> _TO BE DONE_: Transcribe every line exactly and omit anything that is a picture.

-- Start --

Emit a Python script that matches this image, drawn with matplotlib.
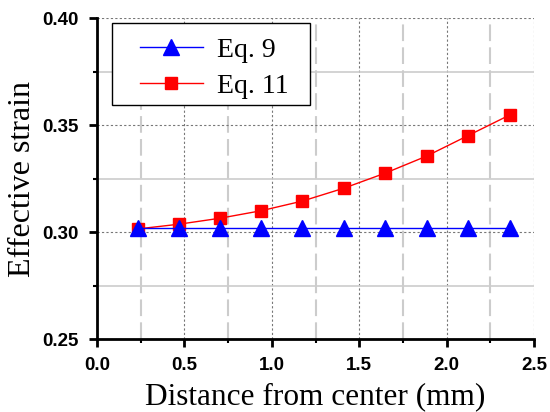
import matplotlib.pyplot as plt
from matplotlib.ticker import MultipleLocator
from matplotlib.patches import Rectangle

# data
distance = [0.235, 0.47, 0.705, 0.94, 1.175, 1.415, 1.65, 1.885, 2.12, 2.36]
eq9 = [0.302, 0.302, 0.302, 0.302, 0.302, 0.302, 0.302, 0.302, 0.302, 0.302]
eq11 = [0.3015, 0.3037, 0.3065, 0.3100, 0.3145, 0.3206, 0.3276, 0.3355, 0.3450, 0.3547]
xticks = [0.0, 0.5, 1.0, 1.5, 2.0, 2.5]
yticks = [0.25, 0.30, 0.35, 0.40]

fig = plt.figure(figsize=(5.5, 4.12), dpi=100)
ax = fig.add_axes([0.1764, 0.177, 0.7946, 0.779])

ax.plot(distance, eq11, "-s", color="red", markersize=9, linewidth=1, label="Eq. 11", zorder=3)
ax.plot(distance, eq9, "-^", color="blue", markersize=12, linewidth=1, label="Eq. 9", zorder=4)

ax.set_xlim(0, 2.5)
ax.set_ylim(0.25, 0.40)
ax.set_xticks(xticks)
ax.set_xticklabels(["%.1f" % v for v in xticks])
ax.set_yticks(yticks)
ax.set_yticklabels(["%.2f" % v for v in yticks])
ax.xaxis.set_minor_locator(MultipleLocator(0.25))
ax.yaxis.set_minor_locator(MultipleLocator(0.025))

ax.grid(which="major", color="#777777", linestyle=(0, (2, 2)), linewidth=0.8)
ax.grid(which="minor", axis="x", color="#cccccc", linestyle=(0, (8, 3)), linewidth=1.5)
ax.grid(which="minor", axis="y", color="#cccccc", linestyle="-", linewidth=1.2)
ax.set_axisbelow(True)

for s in ["top", "right"]:
    ax.spines[s].set_visible(False)
for s in ["left", "bottom"]:
    ax.spines[s].set_linewidth(2)

ax.tick_params(which="major", direction="out", length=6, width=2, pad=7,
               labelsize=13.5, labelfontfamily="Liberation Sans")
ax.tick_params(which="minor", direction="out", length=3, width=1.5)

ax.set_xlabel("Distance from center (mm)", fontfamily="Liberation Serif", fontsize=22.5, labelpad=6)
ax.set_ylabel("Effective strain", fontfamily="Liberation Serif", fontsize=23, labelpad=4)

# legend box drawn separately to get the wide side padding of the original
box = Rectangle((0.0343, 0.729), 0.4531, 0.2554, transform=ax.transAxes,
                facecolor="white", edgecolor="black", linewidth=1, zorder=6)
ax.add_patch(box)
handles, labels = ax.get_legend_handles_labels()
leg = ax.legend(handles[::-1], labels[::-1], loc="upper left", bbox_to_anchor=(0.098, 0.939),
                prop={"family": "Liberation Serif", "size": 20}, frameon=False,
                handlelength=2.27, borderpad=0, borderaxespad=0,
                labelspacing=0.37, handletextpad=0.5)
leg.set_zorder(7)

# bold tick labels, set last so nothing resets them
for lab in ax.get_xticklabels() + ax.get_yticklabels():
    lab.set_fontweight("bold")

fig.savefig("out.png", dpi=100)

-- End --

> _SOLUTION TO THE PROBLEM_:
Emit a Python script that matches this image, drawn with matplotlib.
import matplotlib.pyplot as plt
from matplotlib.ticker import MultipleLocator
from matplotlib.patches import Rectangle

# data
distance = [0.235, 0.47, 0.705, 0.94, 1.175, 1.415, 1.65, 1.885, 2.12, 2.36]
eq9 = [0.302, 0.302, 0.302, 0.302, 0.302, 0.302, 0.302, 0.302, 0.302, 0.302]
eq11 = [0.3015, 0.3037, 0.3065, 0.3100, 0.3145, 0.3206, 0.3276, 0.3355, 0.3450, 0.3547]
xticks = [0.0, 0.5, 1.0, 1.5, 2.0, 2.5]
yticks = [0.25, 0.30, 0.35, 0.40]

fig = plt.figure(figsize=(5.5, 4.12), dpi=100)
ax = fig.add_axes([0.1764, 0.177, 0.7946, 0.779])

ax.plot(distance, eq11, "-s", color="red", markersize=9, linewidth=1, label="Eq. 11", zorder=3)
ax.plot(distance, eq9, "-^", color="blue", markersize=12, linewidth=1, label="Eq. 9", zorder=4)

ax.set_xlim(0, 2.5)
ax.set_ylim(0.25, 0.40)
ax.set_xticks(xticks)
ax.set_xticklabels(["%.1f" % v for v in xticks])
ax.set_yticks(yticks)
ax.set_yticklabels(["%.2f" % v for v in yticks])
ax.xaxis.set_minor_locator(MultipleLocator(0.25))
ax.yaxis.set_minor_locator(MultipleLocator(0.025))

ax.grid(which="major", color="#777777", linestyle=(0, (2, 2)), linewidth=0.8)
ax.grid(which="minor", axis="x", color="#cccccc", linestyle=(0, (8, 3)), linewidth=1.5)
ax.grid(which="minor", axis="y", color="#cccccc", linestyle="-", linewidth=1.2)
ax.set_axisbelow(True)

for s in ["top", "right"]:
    ax.spines[s].set_visible(False)
for s in ["left", "bottom"]:
    ax.spines[s].set_linewidth(2)

ax.tick_params(which="major", direction="out", length=6, width=2, pad=7,
               labelsize=13.5, labelfontfamily="Liberation Sans")
ax.tick_params(which="minor", direction="out", length=3, width=1.5)

ax.set_xlabel("Distance from center (mm)", fontfamily="Liberation Serif", fontsize=22.5, labelpad=6)
ax.set_ylabel("Effective strain", fontfamily="Liberation Serif", fontsize=23, labelpad=4)

# legend box drawn separately to get the wide side padding of the original
box = Rectangle((0.0343, 0.729), 0.4531, 0.2554, transform=ax.transAxes,
                facecolor="white", edgecolor="black", linewidth=1, zorder=6)
ax.add_patch(box)
handles, labels = ax.get_legend_handles_labels()
leg = ax.legend(handles[::-1], labels[::-1], loc="upper left", bbox_to_anchor=(0.098, 0.939),
                prop={"family": "Liberation Serif", "size": 20}, frameon=False,
                handlelength=2.27, borderpad=0, borderaxespad=0,
                labelspacing=0.37, handletextpad=0.5)
leg.set_zorder(7)

# bold tick labels, set last so nothing resets them
for lab in ax.get_xticklabels() + ax.get_yticklabels():
    lab.set_fontweight("bold")

fig.savefig("out.png", dpi=100)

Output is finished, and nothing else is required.